[Task directions]: Count every line in the data below where "script" occurs, then state that number and nothing more.

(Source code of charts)
[start]
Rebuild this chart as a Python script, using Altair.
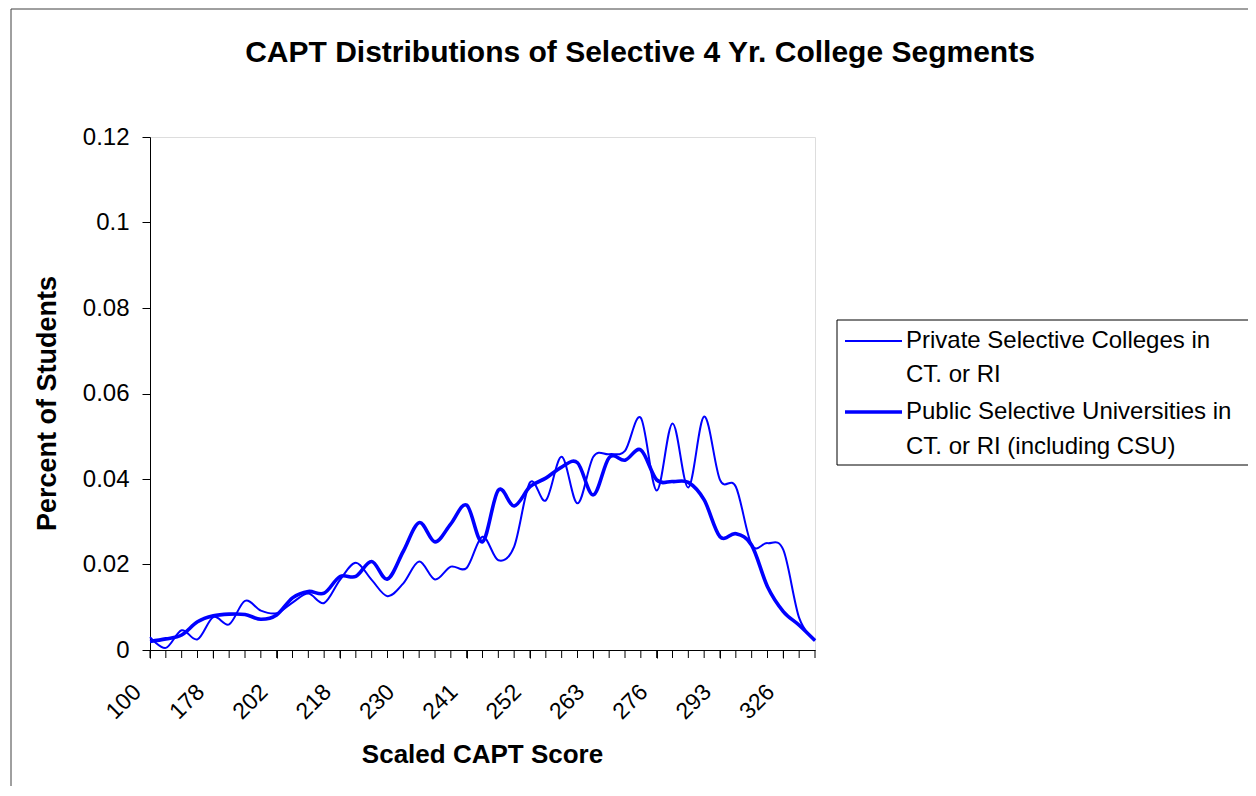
import json
import altair as alt
import pandas as pd

# ---- data ----
title_text = "CAPT Distributions of Selective 4 Yr. College Segments"
tick_labels = ["100", "178", "202", "218", "230", "241", "252", "263", "276", "293", "326"]
n_categories = 43
private_vals = [0.003, 0.0005, 0.0046, 0.0025, 0.0077, 0.006, 0.0115, 0.0092, 0.0086, 0.0111,
                0.0132, 0.011, 0.0164, 0.0204, 0.0164, 0.0126, 0.0156, 0.0207, 0.0165, 0.0195,
                0.0192, 0.0265, 0.021, 0.0242, 0.0392, 0.035, 0.0452, 0.0343, 0.0452, 0.0458,
                0.0466, 0.0543, 0.0373, 0.053, 0.038, 0.0546, 0.0398, 0.0382, 0.0246, 0.025,
                0.0234, 0.0075, 0.0022]
public_vals = [0.002, 0.0026, 0.0035, 0.0066, 0.008, 0.0084, 0.0083, 0.0072, 0.0082, 0.0122,
               0.0137, 0.0133, 0.0172, 0.0172, 0.0207, 0.0166, 0.0231, 0.0298, 0.0253, 0.0295,
               0.0339, 0.0253, 0.0374, 0.0337, 0.0382, 0.0402, 0.0428, 0.0438, 0.0363, 0.045,
               0.0444, 0.0468, 0.0398, 0.0394, 0.0392, 0.0351, 0.0265, 0.0272, 0.0245, 0.0148,
               0.009, 0.0058, 0.0022]
series_names = ["Private Selective Colleges in CT. or RI",
                "Public Selective Universities in CT. or RI (including CSU)"]
legend_lines = [["Private Selective Colleges in", "CT. or RI"],
                ["Public Selective Universities in", "CT. or RI (including CSU)"]]
y_ticks = [0, 0.02, 0.04, 0.06, 0.08, 0.1, 0.12]

FONT = "Liberation Sans"
BLUE = "#0000FF"

df_priv = pd.DataFrame({"idx": list(range(len(private_vals))), "value": private_vals,
                        "series": series_names[0]})
df_pub = pd.DataFrame({"idx": list(range(len(public_vals))), "value": public_vals,
                       "series": series_names[1]})
df_ticks = pd.DataFrame({"idx": list(range(n_categories))})

W, H = 665, 513
PAD_L, PAD_T = 142, 129
PAD_R = 1240 - PAD_L - W
PAD_B = 778 - PAD_T - H

label_expr = ("datum.value % 4 === 0 ? " + json.dumps(tick_labels) +
              "[datum.value / 4] : ''")

x_enc = alt.X("idx:Q",
              scale=alt.Scale(domain=[0, n_categories - 1], nice=False, zero=False),
              axis=alt.Axis(values=list(range(n_categories)), labelExpr=label_expr,
                            labelAngle=-45, labelAlign="right", labelBaseline="middle",
                            labelFontSize=23, labelFont=FONT, labelColor="black",
                            labelPadding=30, labelOffset=-13, labelOverlap=False,
                            tickSize=8, tickColor="black", domainColor="black",
                            grid=False, title="Scaled CAPT Score", titleFont=FONT,
                            titleFontSize=26, titleFontWeight="bold", titleColor="black",
                            titleX=332, titleY=104, titleBaseline="middle"))
y_enc = alt.Y("value:Q",
              scale=alt.Scale(domain=[0, 0.12], nice=False),
              axis=alt.Axis(values=y_ticks,
                            labelExpr="toString(round(datum.value*100)/100)",
                            labelFontSize=24, labelFont=FONT, labelColor="black",
                            labelPadding=13, tickSize=8, tickColor="black",
                            domainColor="black", grid=False,
                            title="Percent of Students", titleFont=FONT, titleFontSize=27,
                            titleFontWeight="bold", titleColor="black",
                            titleX=-103, titleY=266, titleBaseline="middle"))

line_priv = alt.Chart(df_priv).mark_line(color=BLUE, strokeWidth=2, interpolate="cardinal").encode(
    x=x_enc, y=y_enc)
line_pub = alt.Chart(df_pub).mark_line(color=BLUE, strokeWidth=3.6, interpolate="cardinal").encode(
    x="idx:Q", y="value:Q")

# a tick under every category (the axis labels only every fourth one)
cat_ticks = alt.Chart(df_ticks).mark_rule(color="black", strokeWidth=1).encode(
    x="idx:Q", y=alt.value(H), y2=alt.value(H + 8))

one = pd.DataFrame({"k": [0]})

# outer chart border
border = alt.Chart(one).mark_rect(fill=None, stroke="#404040", strokeWidth=1).encode(
    x=alt.value(-139), x2=alt.value(1130), y=alt.value(-128), y2=alt.value(700))

# chart title
title = alt.Chart(one).mark_text(
    text=title_text, align="center", baseline="alphabetic", font=FONT, fontSize=30,
    fontWeight="bold", color="black").encode(x=alt.value(490), y=alt.value(-75))

# legend box and entries
leg_box = alt.Chart(one).mark_rect(fill="white", stroke="black", strokeWidth=1).encode(
    x=alt.value(687), x2=alt.value(1130), y=alt.value(183), y2=alt.value(328))
leg_rule1 = alt.Chart(one).mark_rule(color=BLUE, strokeWidth=2).encode(
    x=alt.value(695), x2=alt.value(752), y=alt.value(204))
leg_rule2 = alt.Chart(one).mark_rule(color=BLUE, strokeWidth=3.6).encode(
    x=alt.value(695), x2=alt.value(752), y=alt.value(275))
leg_texts = []
for (l1, l2), (y1, y2) in zip(legend_lines, [(204, 238), (275, 310)]):
    for txt, yy in ((l1, y1), (l2, y2)):
        leg_texts.append(alt.Chart(one).mark_text(
            text=txt, align="left", baseline="middle", font=FONT, fontSize=24,
            color="black").encode(x=alt.value(756), y=alt.value(yy)))

chart = alt.layer(border, title, line_priv, line_pub, cat_ticks, leg_box, leg_rule1,
                  leg_rule2, *leg_texts).properties(
    width=W, height=H,
    padding={"left": PAD_L, "top": PAD_T, "right": PAD_R, "bottom": PAD_B},
    autosize=alt.AutoSizeParams(type="none"),
).configure_view(stroke="#808080", strokeWidth=1).configure(background="white")

chart.save("out.html", embed_options={"renderer": "svg", "actions": False})
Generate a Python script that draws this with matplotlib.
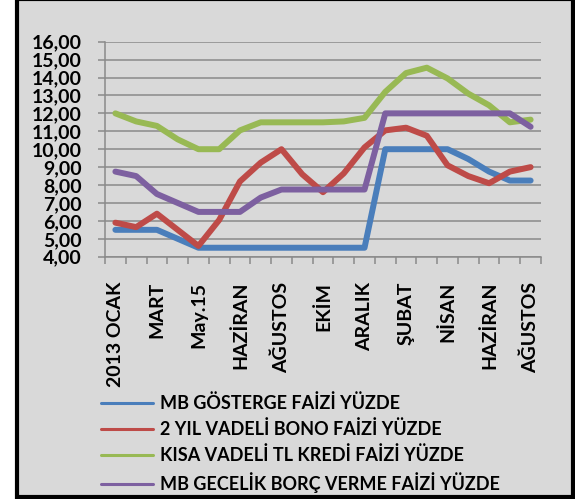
# Turkish interest rates 2013-2014, Excel-style line chart

import numpy as np
import matplotlib
matplotlib.use('Agg')
import matplotlib.pyplot as plt
from matplotlib.patches import Rectangle
from matplotlib.ticker import FixedLocator, FuncFormatter

plt.rcParams['font.family'] = ['Lato', 'DejaVu Sans']
plt.rcParams['font.weight'] = 'bold'

# Data
tick_labels = ['2013 OCAK', 'MART', 'May.15', 'HAZİRAN', 'AĞUSTOS', 'EKİM',
               'ARALIK', 'ŞUBAT', 'NİSAN', 'HAZİRAN', 'AĞUSTOS']
series_names = ['MB GÖSTERGE FAİZİ YÜZDE',
                '2 YIL VADELİ BONO FAİZİ YÜZDE',
                'KISA VADELİ TL KREDİ FAİZİ YÜZDE',
                'MB GECELİK BORÇ VERME FAİZİ YÜZDE']
mb_gosterge = [5.5, 5.5, 5.5, 5.0, 4.5, 4.5, 4.5, 4.5, 4.5, 4.5, 4.5,
               4.5, 4.5, 10.0, 10.0, 10.0, 10.0, 9.45, 8.75, 8.25, 8.25]
bono_2yil = [5.9, 5.65, 6.4, 5.5, 4.6, 6.05, 8.2, 9.25, 10.0, 8.6, 7.6,
             8.65, 10.1, 11.05, 11.2, 10.75, 9.1, 8.5, 8.1, 8.75, 9.0]
kisa_kredi = [12.0, 11.55, 11.3, 10.55, 10.0, 10.0, 11.05, 11.5, 11.5, 11.5, 11.5,
              11.55, 11.75, 13.2, 14.25, 14.55, 13.95, 13.1, 12.45, 11.5, 11.65]
gecelik_borc = [8.75, 8.5, 7.5, 7.0, 6.5, 6.5, 6.5, 7.3, 7.75, 7.75, 7.75,
                7.75, 7.75, 12.0, 12.0, 12.0, 12.0, 12.0, 12.0, 12.0, 11.25]

colors = ['#4a7ebb', '#be4b48', '#98b954', '#7d60a0']
grid_color = '#8a8a8a'

W, H = 575, 499
fig = plt.figure(figsize=(W / 100, H / 100), dpi=100, facecolor='white')

# gray chart area with black frame
fig.patches.append(Rectangle((17 / W, 2 / H), (573 - 17) / W, (H + 1 - 2) / H,
                             transform=fig.transFigure, facecolor='#d9d9d9',
                             edgecolor='black', linewidth=3, zorder=-5))

ax = fig.add_axes([105 / W, 1 - 256.7 / H, (541 - 105) / W, (256.7 - 41.7) / H])
ax.set_facecolor('none')

x = np.arange(len(mb_gosterge))
all_series = [mb_gosterge, bono_2yil, kisa_kredi, gecelik_borc]
for vals, name, c in zip(all_series, series_names, colors):
    ax.plot(x, vals, color=c, linewidth=4.3, label=name,
            solid_capstyle='round', solid_joinstyle='round', zorder=3)

ax.set_xlim(-0.5, len(x) - 0.5)
ax.set_ylim(4, 16)

# y axis
ax.set_yticks(np.arange(4, 17, 1))
ax.yaxis.set_major_formatter(FuncFormatter(lambda v, p: f'{v:.2f}'.replace('.', ',')))
ax.tick_params(axis='y', length=5, width=1.1, color=grid_color, pad=12, labelsize=14)
ax.grid(axis='y', color=grid_color, linewidth=1.1, zorder=1)

# x axis: labels on every second category, tick marks between categories
ax.set_xticks(x[::2])
ax.set_xticklabels(tick_labels, rotation=90, fontsize=14)
ax.tick_params(axis='x', which='major', length=0, pad=18)
ax.xaxis.set_minor_locator(FixedLocator(np.arange(-0.5, len(x), 1)))
ax.tick_params(axis='x', which='minor', length=5, width=1.1, color=grid_color)

for side in ['top', 'right']:
    ax.spines[side].set_visible(False)
for side in ['left', 'bottom']:
    ax.spines[side].set_color(grid_color)
    ax.spines[side].set_linewidth(1.1)

leg = fig.legend(loc='upper left', bbox_to_anchor=(101 / W, 1 - 394 / H),
                 frameon=False, fontsize=13, handlelength=2.9, handletextpad=0.35,
                 labelspacing=0.45, borderpad=0, borderaxespad=0)
for line in leg.get_lines():
    line.set_linewidth(2.2)

fig.savefig('out.png', dpi=100, facecolor='white')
[end]
[Result of the exercise]: 2